When I was young, my parents had a friend named Gold. He wrote a book. This book is probably the basis for my attitude to woodworking. but more importantly the first paragraphs of the Intro to the book ( I reread it over Christmas at my parents house) is, if anything, more pertinent today than it was back in 1974 when the book was published.

From “Whittling Whistles and Thingamajigs” by Harlan G. Metcalf;

“Introduction

WILL HISTORY SAY OF THE PEOPLE OF THE UNITED STATES THAT they had the daring and technological know-how to reach and walk on the moon but failed to use their God-given intelligence to find ways to keep their own land and planet inhabitable by human beings? It is evident that the degradation of our environment has reached such proportions that the survival of our children and their children to come is at stake. Somehow people everywhere must be persuaded to take the steps necessary to make their continued existence on earth possible. But how can this be done?

Love is the key. People do not consciously destroy or pollute the things they love, but rather preserve, protect and nurture them. The more people learn to love the natural world around them, the better will be the chances of protecting all life on earth.
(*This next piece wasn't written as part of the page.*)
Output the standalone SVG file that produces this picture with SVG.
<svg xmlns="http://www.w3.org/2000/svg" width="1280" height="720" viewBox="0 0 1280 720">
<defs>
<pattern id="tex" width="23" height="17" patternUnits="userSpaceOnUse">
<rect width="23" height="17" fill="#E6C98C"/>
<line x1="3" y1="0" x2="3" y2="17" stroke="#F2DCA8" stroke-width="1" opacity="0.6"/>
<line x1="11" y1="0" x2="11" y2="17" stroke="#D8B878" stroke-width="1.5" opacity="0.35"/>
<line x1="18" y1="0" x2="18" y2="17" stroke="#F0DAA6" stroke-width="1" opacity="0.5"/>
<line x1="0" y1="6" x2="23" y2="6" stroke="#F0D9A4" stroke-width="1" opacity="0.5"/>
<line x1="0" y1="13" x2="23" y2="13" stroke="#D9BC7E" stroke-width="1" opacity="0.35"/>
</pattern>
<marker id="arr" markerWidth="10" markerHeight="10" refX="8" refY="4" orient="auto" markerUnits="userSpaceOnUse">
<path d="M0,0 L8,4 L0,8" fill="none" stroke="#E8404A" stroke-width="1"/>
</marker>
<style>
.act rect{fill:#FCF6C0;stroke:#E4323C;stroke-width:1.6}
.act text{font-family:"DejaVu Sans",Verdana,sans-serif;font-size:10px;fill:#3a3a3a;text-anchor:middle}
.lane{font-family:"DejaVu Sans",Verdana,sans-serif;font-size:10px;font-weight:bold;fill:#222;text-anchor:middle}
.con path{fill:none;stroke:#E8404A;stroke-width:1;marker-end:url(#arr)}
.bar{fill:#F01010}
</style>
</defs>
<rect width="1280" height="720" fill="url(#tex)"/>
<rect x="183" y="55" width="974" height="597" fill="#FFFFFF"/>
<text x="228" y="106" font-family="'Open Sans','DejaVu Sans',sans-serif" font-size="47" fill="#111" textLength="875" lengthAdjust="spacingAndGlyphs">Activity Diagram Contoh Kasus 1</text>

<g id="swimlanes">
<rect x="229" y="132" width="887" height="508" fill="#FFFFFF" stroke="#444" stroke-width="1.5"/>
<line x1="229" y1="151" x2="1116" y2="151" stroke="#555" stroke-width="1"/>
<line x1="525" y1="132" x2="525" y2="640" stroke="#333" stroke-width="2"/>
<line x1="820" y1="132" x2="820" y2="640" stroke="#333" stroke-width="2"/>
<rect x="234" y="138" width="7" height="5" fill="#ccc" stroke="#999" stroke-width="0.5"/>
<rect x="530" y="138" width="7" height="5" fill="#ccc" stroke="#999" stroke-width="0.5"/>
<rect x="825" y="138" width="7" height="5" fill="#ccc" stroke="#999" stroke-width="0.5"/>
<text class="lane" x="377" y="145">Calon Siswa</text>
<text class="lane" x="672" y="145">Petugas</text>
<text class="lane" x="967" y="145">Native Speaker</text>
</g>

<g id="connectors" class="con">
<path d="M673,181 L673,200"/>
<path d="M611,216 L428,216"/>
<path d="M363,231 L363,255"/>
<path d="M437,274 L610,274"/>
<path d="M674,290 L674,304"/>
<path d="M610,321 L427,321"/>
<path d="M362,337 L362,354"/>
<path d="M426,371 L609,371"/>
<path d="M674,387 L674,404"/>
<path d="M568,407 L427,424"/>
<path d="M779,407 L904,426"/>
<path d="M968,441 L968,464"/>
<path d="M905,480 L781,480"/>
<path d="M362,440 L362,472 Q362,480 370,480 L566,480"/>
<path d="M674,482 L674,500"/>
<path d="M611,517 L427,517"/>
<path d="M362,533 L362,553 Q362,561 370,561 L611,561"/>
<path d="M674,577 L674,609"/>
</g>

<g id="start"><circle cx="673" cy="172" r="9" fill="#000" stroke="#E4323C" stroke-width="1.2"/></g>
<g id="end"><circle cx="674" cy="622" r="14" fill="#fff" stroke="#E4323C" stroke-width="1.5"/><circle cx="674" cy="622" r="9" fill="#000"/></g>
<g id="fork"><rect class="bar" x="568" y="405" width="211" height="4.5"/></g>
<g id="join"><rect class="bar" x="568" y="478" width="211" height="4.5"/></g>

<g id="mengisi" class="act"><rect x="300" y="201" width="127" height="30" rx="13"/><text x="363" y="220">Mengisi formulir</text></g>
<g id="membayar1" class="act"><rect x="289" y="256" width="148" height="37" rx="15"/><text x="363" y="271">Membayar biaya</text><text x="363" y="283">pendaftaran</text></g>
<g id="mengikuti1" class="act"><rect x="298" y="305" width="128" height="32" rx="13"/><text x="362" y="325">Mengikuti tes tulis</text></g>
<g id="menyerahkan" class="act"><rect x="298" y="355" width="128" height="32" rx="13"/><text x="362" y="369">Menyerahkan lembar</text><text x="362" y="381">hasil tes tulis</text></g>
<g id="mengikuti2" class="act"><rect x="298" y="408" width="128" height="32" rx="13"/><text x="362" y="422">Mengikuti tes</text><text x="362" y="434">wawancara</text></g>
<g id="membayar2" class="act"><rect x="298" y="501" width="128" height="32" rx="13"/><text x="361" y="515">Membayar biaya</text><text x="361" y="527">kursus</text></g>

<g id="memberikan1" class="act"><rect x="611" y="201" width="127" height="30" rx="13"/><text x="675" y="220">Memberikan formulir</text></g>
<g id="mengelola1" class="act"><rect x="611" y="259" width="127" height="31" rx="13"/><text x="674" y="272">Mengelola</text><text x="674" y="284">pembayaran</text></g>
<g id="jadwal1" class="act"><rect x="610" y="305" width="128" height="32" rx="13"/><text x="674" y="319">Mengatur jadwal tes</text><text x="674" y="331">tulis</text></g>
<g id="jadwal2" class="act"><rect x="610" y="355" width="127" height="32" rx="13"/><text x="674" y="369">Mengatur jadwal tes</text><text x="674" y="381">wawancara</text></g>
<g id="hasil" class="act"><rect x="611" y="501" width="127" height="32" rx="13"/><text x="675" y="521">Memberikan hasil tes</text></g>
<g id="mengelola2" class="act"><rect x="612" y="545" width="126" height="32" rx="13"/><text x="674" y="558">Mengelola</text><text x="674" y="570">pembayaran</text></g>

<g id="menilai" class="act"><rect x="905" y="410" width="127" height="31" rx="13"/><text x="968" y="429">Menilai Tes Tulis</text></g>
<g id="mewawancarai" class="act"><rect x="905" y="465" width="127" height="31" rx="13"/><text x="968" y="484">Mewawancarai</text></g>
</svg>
One of the best ways of inculcating this love is to teach as many citizens as possible (especially youngsters) the art of making useful and /or beautiful objects from natural materials by hand or with hand made tools without depleting the supply of those materials.”

The book covers whistles and spears, attle-attles and whammy diddles, bows and arrow, making your own string or cordage from things you find growing around you. There are no power tools mentioned,most of the work could be done with one knife. But it’s attitude about nature and about making things has influenced what I do to this day.